- Work to be completed
Only the lines from the top of the listing below to the line that has "ax.spines[s].set_linewidth(1.0)" should be echoed, with both ends kept and pictures left out.

- Records to process
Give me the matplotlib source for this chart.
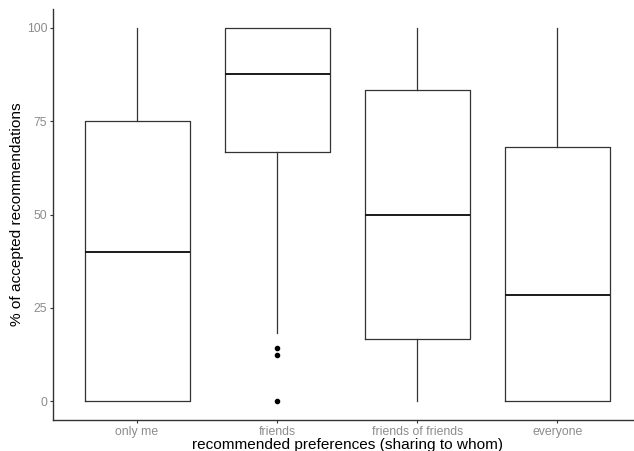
import matplotlib
matplotlib.use("Agg")
import matplotlib.pyplot as plt

plt.rcParams['font.family'] = ['Liberation Sans', 'DejaVu Sans']

categories = ["only me", "friends", "friends of friends", "everyone"]
q1 = [0, 66.67, 16.67, 0]
medians = [40, 87.5, 50, 28.57]
q3 = [75, 100, 83.33, 68]
whislo = [0, 18.3, 0, 0]
whishi = [100, 100, 100, 100]
outliers = [[], [14.3, 12.5, 0], [], []]
yticks = [0, 25, 50, 75, 100]

fig = plt.figure(figsize=(6.34, 4.51), dpi=100)
ax = fig.add_axes([53/634, 31/451, (634-53)/634, (420-9)/451])

stats = []
for i, c in enumerate(categories):
    stats.append(dict(label=c, q1=q1[i], med=medians[i], q3=q3[i],
                      whislo=whislo[i], whishi=whishi[i], fliers=outliers[i]))

lc = '#333333'
ax.bxp(stats, positions=range(1, len(categories) + 1), widths=0.75,
       showcaps=False,
       boxprops=dict(color=lc, linewidth=0.9),
       medianprops=dict(color='#1a1a1a', linewidth=1.4),
       whiskerprops=dict(color=lc, linewidth=0.9),
       flierprops=dict(marker='o', markerfacecolor='black', markeredgecolor='black',
                       markersize=3, linestyle='none'))

ax.set_xlim(0.4, 4.547)
ax.set_ylim(-5, 105)
ax.set_yticks(yticks)
ax.set_yticklabels([str(v) for v in yticks])
ax.set_xticks(range(1, len(categories) + 1))
ax.set_xticklabels(categories)

for s in ['top', 'right']:
    ax.spines[s].set_visible(False)
for s in ['left', 'bottom']:
    ax.spines[s].set_color('#333333')
    ax.spines[s].set_linewidth(1.0)

ax.tick_params(axis='both', colors='#333333', labelcolor='#8c8c8c', labelsize=8.8,
               length=2.2, width=0.8, pad=2)

ax.set_xlabel("recommended preferences (sharing to whom)", fontsize=11.1, color='black')
ax.xaxis.set_label_coords(0.507, -0.0435)
ax.set_ylabel("% of accepted recommendations", fontsize=11.1, color='black')
ax.yaxis.set_label_coords(-0.05, 0.5)

fig.savefig("out.png", dpi=100)
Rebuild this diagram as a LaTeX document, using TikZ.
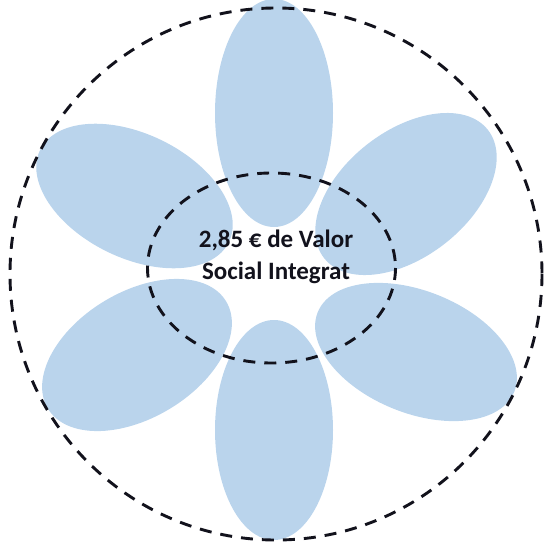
\documentclass[tikz,border=0pt]{standalone}
\usepackage{fontspec}
\setmainfont{Carlito}
\definecolor{petal}{RGB}{186,212,236}
\definecolor{ink}{RGB}{18,18,28}
\tikzset{petal/.style={fill=petal,draw=none},
 ring/.style={draw=ink,line width=2.9pt,dash pattern=on 12pt off 9pt}}
\begin{document}
\begin{tikzpicture}[x=1pt,y=-1pt]
\useasboundingbox (0,0) rectangle (546,549);
\fill[petal] (274,113) ellipse [x radius=59,y radius=114];
\fill[petal] (274,430) ellipse [x radius=59,y radius=110];
\fill[petal,rotate around={-26:(134.5,196)}] (134.5,196) ellipse [x radius=105,y radius=62];
\fill[petal,rotate around={38:(406,194)}] (406,194) ellipse [x radius=104,y radius=63];
\fill[petal,rotate around={31:(137,355)}] (137,355) ellipse [x radius=104,y radius=63];
\fill[petal,rotate around={-22:(416,352)}] (416,352) ellipse [x radius=106,y radius=61];
\draw[ring] (276,274) ellipse [x radius=266,y radius=266];
\draw[ring] (271.5,268) ellipse [x radius=124,y radius=95];
\node[font=\bfseries\fontsize{25pt}{32pt}\selectfont,align=center,text=ink] (t) at (276,257) {2,85 € de Valor\\Social Integrat};
\end{tikzpicture}
\end{document}
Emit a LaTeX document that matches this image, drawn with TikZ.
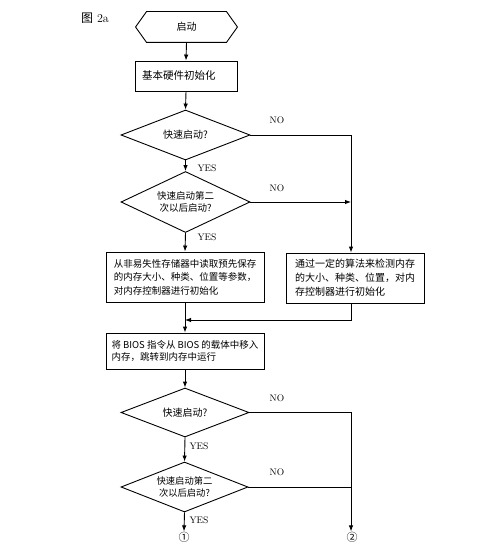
\documentclass[tikz,border=0pt]{standalone}
\usepackage{fontspec}
\newfontfamily\cjk{Noto Sans CJK SC}
\usetikzlibrary{shapes.geometric,arrows.meta}
\begin{document}
\begin{tikzpicture}[x=1pt,y=-1pt, line width=0.9pt,
  box/.style={draw, rectangle, inner sep=0pt, align=left, font=\cjk\fontsize{9.5}{13.5}\selectfont},
  dec/.style={draw, diamond, aspect=2.5, inner sep=0pt, align=center, font=\cjk\fontsize{10}{12}\selectfont},
  lbl/.style={inner sep=0pt, font=\fontsize{9.5}{10}\selectfont},
  arr/.style={-{Latex[length=6pt,width=4.5pt]}},
  term/.style={inner sep=0pt, font=\cjk\fontsize{11}{12}\selectfont}
]
\fill[white] (0,0) rectangle (500,556);
\useasboundingbox (0,0) rectangle (500,556);

\node[inner sep=0pt, font=\fontsize{12}{13}\selectfont] (title) at (95,18) {{\cjk 图} 2a};

\node[inner sep=0pt, minimum width=101pt, minimum height=30pt, font=\cjk\fontsize{10}{12}\selectfont] (start) at (186.5,27) {启动};
\draw (start.west) -- ([xshift=11pt]start.north west) -- ([xshift=-11pt]start.north east) -- (start.east) -- ([xshift=-11pt]start.south east) -- ([xshift=11pt]start.south west) -- cycle;

\node[box, minimum width=102pt, minimum height=30pt, text width=88pt, font=\cjk\fontsize{10.5}{12}\selectfont] (hw) at (186,76) {基本硬件初始化};

\node[dec, minimum width=129pt, minimum height=50pt] (d1) at (185.5,135) {快速启动?};
\node[dec, minimum width=129pt, minimum height=61pt, font=\cjk\fontsize{9.5}{12}\selectfont] (d2) at (185.5,202) {快速启动第二\\次以后启动?};

\node[box, minimum width=158pt, minimum height=50pt] (L) at (185,277) {从非易失性存储器中读取预先保存\\的内存大小、种类、位置等参数，\\对内存控制器进行初始化};
\node[box, minimum width=138pt, minimum height=50pt, font=\cjk\fontsize{10}{14}\selectfont] (R) at (355,278) {通过一定的算法来检测内存\\的大小、种类、位置，对内\\存控制器进行初始化};
\node[box, minimum width=158pt, minimum height=36pt, font=\cjk\fontsize{9.5}{12.5}\selectfont] (bios) at (185,351) {将 BIOS 指令从 BIOS 的载体中移入\\内存，跳转到内存中运行};

\node[dec, minimum width=128pt, minimum height=49pt] (d3) at (185,412.5) {快速启动?};
\node[dec, minimum width=127pt, minimum height=50pt, font=\cjk\fontsize{9.3}{11.5}\selectfont] (d4) at (184.5,487) {快速启动第二\\次以后启动?};

\node[term] (o1) at (184,537) {①};
\node[term] (o2) at (352,537) {②};

\coordinate (c1) at (351,135);
\coordinate (m) at (351,320);
\coordinate (c2) at (351,412.5);

\draw[arr] (start.south) -- (hw.north);
\draw[arr] (hw.south) -- (d1.north);
\draw[arr] (d1.south) -- (d2.north);
\draw[arr] (d2.south) -- (L.north);
\draw[arr] (d1.east) -- (c1) -- (c1 |- R.north);
\draw[arr] (d2.east) -- (c1 |- d2.east);
\draw[arr] (c1 |- R.south) -- (m) -- (m -| L.south);
\draw[arr] (L.south) -- (bios.north);
\draw[arr] (bios.south) -- (d3.north);
\draw[arr] (d3.south) -- (d4.north);
\draw[arr] (d4.south) -- (o1.north);
\draw[arr] (d3.east) -- (c2) -- (c2 |- o2.north);
\draw (d4.east) -- (c2 |- d4.east);

\node[lbl] (no1) at (277,120) {NO};
\node[lbl] (yes1) at (207,168) {YES};
\node[lbl] (no2) at (277,188) {NO};
\node[lbl] (yes2) at (207,237) {YES};
\node[lbl] (no3) at (277,398) {NO};
\node[lbl] (yes3) at (199,446) {YES};
\node[lbl] (no4) at (277,472) {NO};
\node[lbl] (yes4) at (199,520) {YES};
\end{tikzpicture}
\end{document}
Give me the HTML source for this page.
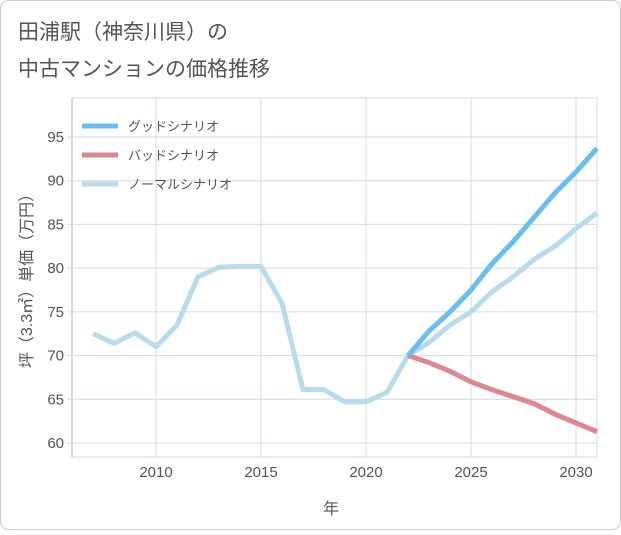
<!DOCTYPE html>
<html><head><meta charset="utf-8"><style>
body{margin:0;background:#fff;font-family:"Liberation Sans","Noto Sans CJK JP",sans-serif;}
#wrap{position:relative;width:621px;height:530px;}
</style></head><body>
<div id="wrap">
<svg id="chart" width="621" height="530" xmlns="http://www.w3.org/2000/svg">
<rect x="0.5" y="0.5" width="620" height="529" rx="8" fill="#fff" stroke="#ccc"/>
<text x="18" y="39" font-size="21" fill="#555">田浦駅（神奈川県）の</text>
<text x="18" y="76" font-size="21" fill="#555">中古マンションの価格推移</text>
<g id="grid"></g><g id="axes"></g><g id="series"></g><g id="legend"></g>
<text x="331" y="514" font-size="16" fill="#555" text-anchor="middle">年</text>
<text transform="translate(32,277) rotate(-90)" font-size="16" fill="#555" text-anchor="middle">坪（3.3㎡）単価（万円）</text>
</svg>
</div>
<script>
const years=[2007,2008,2009,2010,2011,2012,2013,2014,2015,2016,2017,2018,2019,2020,2021,2022,2023,2024,2025,2026,2027,2028,2029,2030,2031];
const normalValues=[72.5,71.4,72.6,71.0,73.5,79.0,80.1,80.2,80.2,76.0,66.1,66.1,64.7,64.7,65.8,70.0,71.5,73.5,75.0,77.3,79.0,81.0,82.5,84.5,86.3];
const forecastYears=[2022,2023,2024,2025,2026,2027,2028,2029,2030,2031];
const goodValues=[70.0,72.8,75.0,77.5,80.5,83.0,85.8,88.6,91.0,93.7];
const badValues=[70.0,69.2,68.2,67.0,66.1,65.3,64.5,63.3,62.3,61.3];
const xTicks=[2010,2015,2020,2025,2030];
const yTicks=[60,65,70,75,80,85,90,95];
const legendLabels=["グッドシナリオ","バッドシナリオ","ノーマルシナリオ"];
const legendColors=["#6bbdf0","#e0868f","#b9dcea"];
const NS="http://www.w3.org/2000/svg";
const L=72,R=597,T=98,B=457;
const x=v=>156+(v-2010)*21;
const y=v=>443-(v-60)*8.743;
function mk(tag,attrs,parent){const e=document.createElementNS(NS,tag);for(const k in attrs)e.setAttribute(k,attrs[k]);parent.appendChild(e);return e;}
const grid=document.getElementById('grid'),axes=document.getElementById('axes'),series=document.getElementById('series'),legend=document.getElementById('legend');
const bg=mk('rect',{x:L,y:T,width:R-L,height:B-T,fill:'#fff',stroke:'#d5dee6'},grid);


const la=mk('line',{x1:L,x2:L,y1:T,y2:B,stroke:'#aab4bd'},grid);


xTicks.forEach(t=>{const gl=mk('line',{x1:x(t),x2:x(t),y1:T,y2:B,stroke:'#cfdbe5'},grid);


const tx=mk('text',{x:x(t),y:477,'font-size':15,fill:'#555','text-anchor':'middle'},axes);tx.textContent=t;

});
yTicks.forEach(t=>{const gl=mk('line',{x1:L-5,x2:R,y1:y(t),y2:y(t),stroke:'#cfdbe5'},grid);


const tx=mk('text',{x:64,y:y(t)+5,'font-size':15,fill:'#555','text-anchor':'end'},axes);tx.textContent=t;

});
function line(xs,vs,color,name){const d=xs.map((v,i)=>(i?'L':'M')+x(v)+','+y(vs[i])).join(' ');
const p=mk('path',{d:d,fill:'none',stroke:color,'stroke-width':5,'stroke-linejoin':'round'},series);

}
line(years,normalValues,legendColors[2],'normal-scenario-line');
line(forecastYears,badValues,legendColors[1],'bad-scenario-line');
line(forecastYears,goodValues,legendColors[0],'good-scenario-line');
legendLabels.forEach((lab,i)=>{const yy=126+i*29;
const l=mk('line',{x1:82,x2:118,y1:yy,y2:yy,stroke:legendColors[i],'stroke-width':5},legend);


const t=mk('text',{x:128,y:yy+5,'font-size':13,fill:'#555'},legend);t.textContent=lab;

});
</script>
</body></html>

- Result of this task
Give me the matplotlib source for this chart.
import matplotlib
matplotlib.use("Agg")
import matplotlib.pyplot as plt

plt.rcParams['font.family'] = ['Liberation Sans', 'DejaVu Sans']

categories = ["only me", "friends", "friends of friends", "everyone"]
q1 = [0, 66.67, 16.67, 0]
medians = [40, 87.5, 50, 28.57]
q3 = [75, 100, 83.33, 68]
whislo = [0, 18.3, 0, 0]
whishi = [100, 100, 100, 100]
outliers = [[], [14.3, 12.5, 0], [], []]
yticks = [0, 25, 50, 75, 100]

fig = plt.figure(figsize=(6.34, 4.51), dpi=100)
ax = fig.add_axes([53/634, 31/451, (634-53)/634, (420-9)/451])

stats = []
for i, c in enumerate(categories):
    stats.append(dict(label=c, q1=q1[i], med=medians[i], q3=q3[i],
                      whislo=whislo[i], whishi=whishi[i], fliers=outliers[i]))

lc = '#333333'
ax.bxp(stats, positions=range(1, len(categories) + 1), widths=0.75,
       showcaps=False,
       boxprops=dict(color=lc, linewidth=0.9),
       medianprops=dict(color='#1a1a1a', linewidth=1.4),
       whiskerprops=dict(color=lc, linewidth=0.9),
       flierprops=dict(marker='o', markerfacecolor='black', markeredgecolor='black',
                       markersize=3, linestyle='none'))

ax.set_xlim(0.4, 4.547)
ax.set_ylim(-5, 105)
ax.set_yticks(yticks)
ax.set_yticklabels([str(v) for v in yticks])
ax.set_xticks(range(1, len(categories) + 1))
ax.set_xticklabels(categories)

for s in ['top', 'right']:
    ax.spines[s].set_visible(False)
for s in ['left', 'bottom']:
    ax.spines[s].set_color('#333333')
    ax.spines[s].set_linewidth(1.0)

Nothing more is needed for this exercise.